Directions for this task:
Omit all pictures, then retype the data exactly as given.

Dataset content:
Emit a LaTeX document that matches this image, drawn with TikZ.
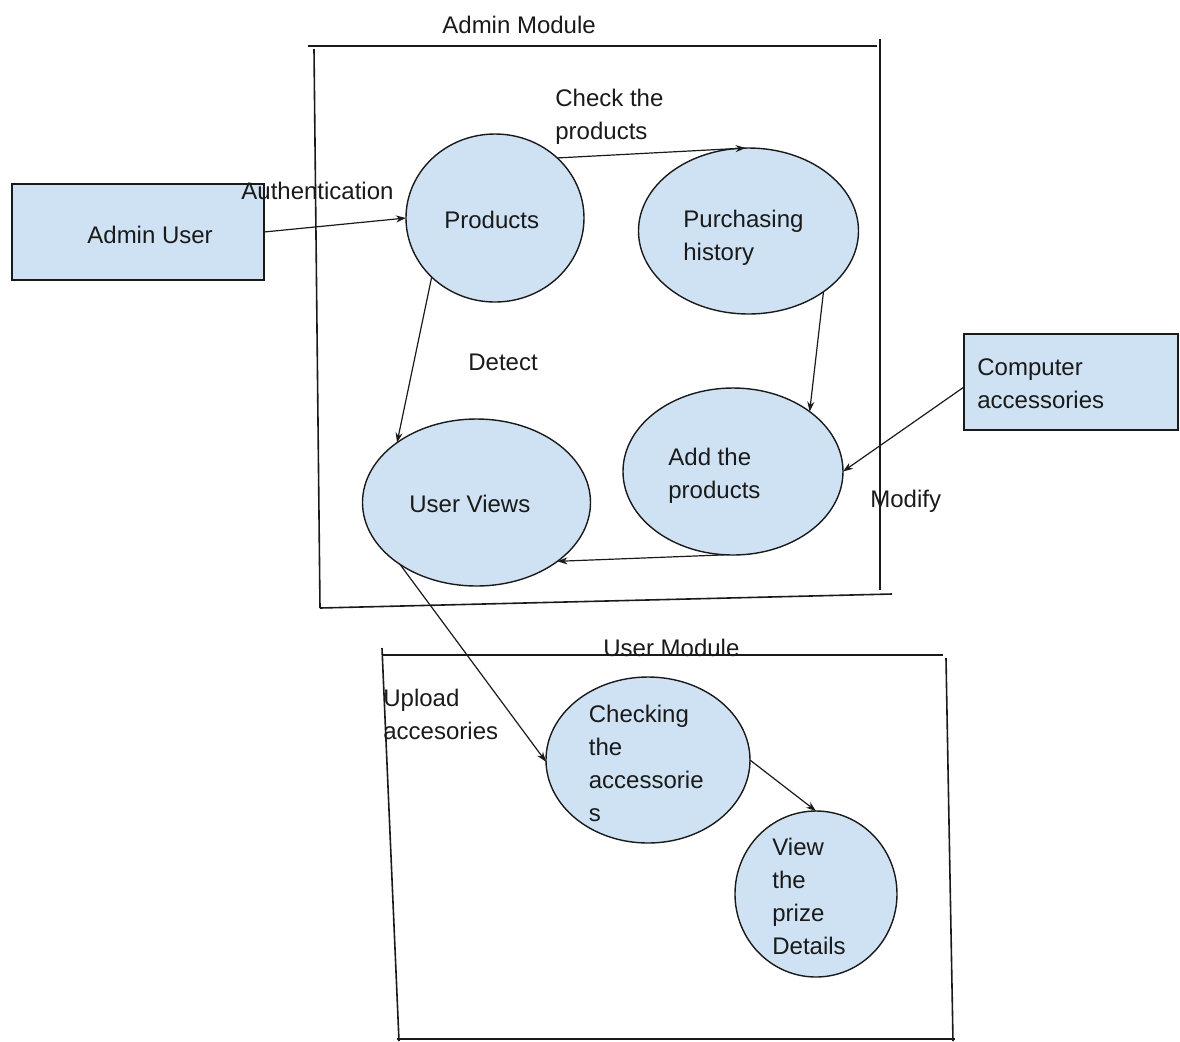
\documentclass[tikz,border=0pt]{standalone}
\usepackage{fontspec}
\setmainfont{Liberation Sans}
\usetikzlibrary{shapes.geometric,arrows.meta}
\definecolor{boxfill}{HTML}{CFE2F3}
\definecolor{ink}{HTML}{1A1A1A}
\begin{document}
\begin{tikzpicture}[x=0.5pt,y=-0.5pt,
  font=\fontsize{12}{16.5}\selectfont,
  proc/.style={ellipse,draw=ink,line width=0.7pt,fill=boxfill,inner sep=0pt,outer sep=0pt},
  ent/.style={rectangle,draw=ink,line width=0.7pt,fill=boxfill,inner sep=0pt,outer sep=0pt},
  lbl/.style={inner sep=0pt,anchor=base west,align=left,text=ink},
  flow/.style={draw=ink,line width=0.6pt,-{Stealth[length=5pt,width=3.5pt]}},
  frame/.style={draw=ink,line width=0.8pt}]
\useasboundingbox (0,0) rectangle (1180,1041);
% Admin module frame
\draw[frame] (308,46) -- (877,46);
\draw[frame] (314,49) -- (320,608);
\draw[frame] (880,39) -- (880,590);
\draw[frame] (320,608) -- (892,594);
% User module frame
\draw[frame] (383,655) -- (943,655);
\draw[frame] (382,648) -- (399,1041);
\draw[frame] (946,658) -- (953,1041);
\draw[frame] (397,1039) -- (955,1039);
% entities
\node[ent,minimum width=126pt,minimum height=48pt] (au) at (138,232) {};
\node[ent,minimum width=107pt,minimum height=48pt] (ca) at (1071,382) {};
% processes
\node[proc,minimum width=89pt,minimum height=84pt] (prod) at (495,218) {};
\node[proc,minimum width=110pt,minimum height=83pt] (ph) at (748.5,231) {};
\node[proc,minimum width=114pt,minimum height=83.5pt] (uv) at (476.5,502.5) {};
\node[proc,minimum width=110pt,minimum height=83.5pt] (add) at (733,471.5) {};
\node[proc,minimum width=102pt,minimum height=83pt] (ck) at (648,760) {};
\node[proc,minimum width=81pt,minimum height=83pt] (vw) at (816,894) {};
% flows
\draw[flow] (au.east) -- (prod.west);
\draw[flow] (prod.44) -- (ph.92);
\draw[flow] (prod.223.6) -- (uv.143.2);
\draw[flow] (ph.321) -- (add.38.3);
\draw[flow] ([yshift=-2.5pt]ca.west) -- (add.east);
\draw[flow] (add.265) -- (uv.324.2);
\draw[flow] (uv.219) -- (ck.181);
\draw[flow] (ck.east) -- (vw.north);
% texts (multi-line nodes are placed at the baseline of their last line)
\node[lbl] (tAdminMod) at (442,33) {Admin Module};
\node[lbl] (tCheck) at (555,139) {Check the\\products};
\node[lbl] (tAuth) at (241,199) {Authentication};
\node[lbl] (tAU) at (87,243) {Admin User};
\node[lbl] (tProd) at (444,228) {Products};
\node[lbl] (tPH) at (683,260) {Purchasing\\history};
\node[lbl] (tDet) at (468,370) {Detect};
\node[lbl] (tUV) at (409,512) {User Views};
\node[lbl] (tAdd) at (668,498) {Add the\\products};
\node[lbl] (tMod) at (870,507) {Modify};
\node[lbl] (tCA) at (977,408) {Computer\\accessories};
\node[lbl] (tUM) at (603,656) {User Module};
\node[lbl] (tUp) at (383,739) {Upload\\accesories};
\node[lbl] (tCK) at (588.5,821) {Checking\\the\\accessorie\\s};
\node[lbl] (tVW) at (772,954) {View\\the\\prize\\Details};
\end{tikzpicture}
\end{document}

Answer for the task:
Emit a LaTeX document that matches this image, drawn with TikZ.
\documentclass[tikz,border=0pt]{standalone}
\usepackage{fontspec}
\setmainfont{Liberation Sans}
\usetikzlibrary{shapes.geometric,arrows.meta}
\definecolor{boxfill}{HTML}{CFE2F3}
\definecolor{ink}{HTML}{1A1A1A}
\begin{document}
\begin{tikzpicture}[x=0.5pt,y=-0.5pt,
  font=\fontsize{12}{16.5}\selectfont,
  proc/.style={ellipse,draw=ink,line width=0.7pt,fill=boxfill,inner sep=0pt,outer sep=0pt},
  ent/.style={rectangle,draw=ink,line width=0.7pt,fill=boxfill,inner sep=0pt,outer sep=0pt},
  lbl/.style={inner sep=0pt,anchor=base west,align=left,text=ink},
  flow/.style={draw=ink,line width=0.6pt,-{Stealth[length=5pt,width=3.5pt]}},
  frame/.style={draw=ink,line width=0.8pt}]
\useasboundingbox (0,0) rectangle (1180,1041);
% Admin module frame
\draw[frame] (308,46) -- (877,46);
\draw[frame] (314,49) -- (320,608);
\draw[frame] (880,39) -- (880,590);
\draw[frame] (320,608) -- (892,594);
% User module frame
\draw[frame] (383,655) -- (943,655);
\draw[frame] (382,648) -- (399,1041);
\draw[frame] (946,658) -- (953,1041);
\draw[frame] (397,1039) -- (955,1039);
% entities
\node[ent,minimum width=126pt,minimum height=48pt] (au) at (138,232) {};
\node[ent,minimum width=107pt,minimum height=48pt] (ca) at (1071,382) {};
% processes
\node[proc,minimum width=89pt,minimum height=84pt] (prod) at (495,218) {};
\node[proc,minimum width=110pt,minimum height=83pt] (ph) at (748.5,231) {};
\node[proc,minimum width=114pt,minimum height=83.5pt] (uv) at (476.5,502.5) {};
\node[proc,minimum width=110pt,minimum height=83.5pt] (add) at (733,471.5) {};
\node[proc,minimum width=102pt,minimum height=83pt] (ck) at (648,760) {};
\node[proc,minimum width=81pt,minimum height=83pt] (vw) at (816,894) {};
% flows
\draw[flow] (au.east) -- (prod.west);
\draw[flow] (prod.44) -- (ph.92);
\draw[flow] (prod.223.6) -- (uv.143.2);
\draw[flow] (ph.321) -- (add.38.3);
\draw[flow] ([yshift=-2.5pt]ca.west) -- (add.east);
\draw[flow] (add.265) -- (uv.324.2);
\draw[flow] (uv.219) -- (ck.181);
\draw[flow] (ck.east) -- (vw.north);
% texts (multi-line nodes are placed at the baseline of their last line)
\node[lbl] (tAdminMod) at (442,33) {Admin Module};
\node[lbl] (tCheck) at (555,139) {Check the\\products};
\node[lbl] (tAuth) at (241,199) {Authentication};
\node[lbl] (tAU) at (87,243) {Admin User};
\node[lbl] (tProd) at (444,228) {Products};
\node[lbl] (tPH) at (683,260) {Purchasing\\history};
\node[lbl] (tDet) at (468,370) {Detect};
\node[lbl] (tUV) at (409,512) {User Views};
\node[lbl] (tAdd) at (668,498) {Add the\\products};
\node[lbl] (tMod) at (870,507) {Modify};
\node[lbl] (tCA) at (977,408) {Computer\\accessories};
\node[lbl] (tUM) at (603,656) {User Module};
\node[lbl] (tUp) at (383,739) {Upload\\accesories};
\node[lbl] (tCK) at (588.5,821) {Checking\\the\\accessorie\\s};
\node[lbl] (tVW) at (772,954) {View\\the\\prize\\Details};
\end{tikzpicture}
\end{document}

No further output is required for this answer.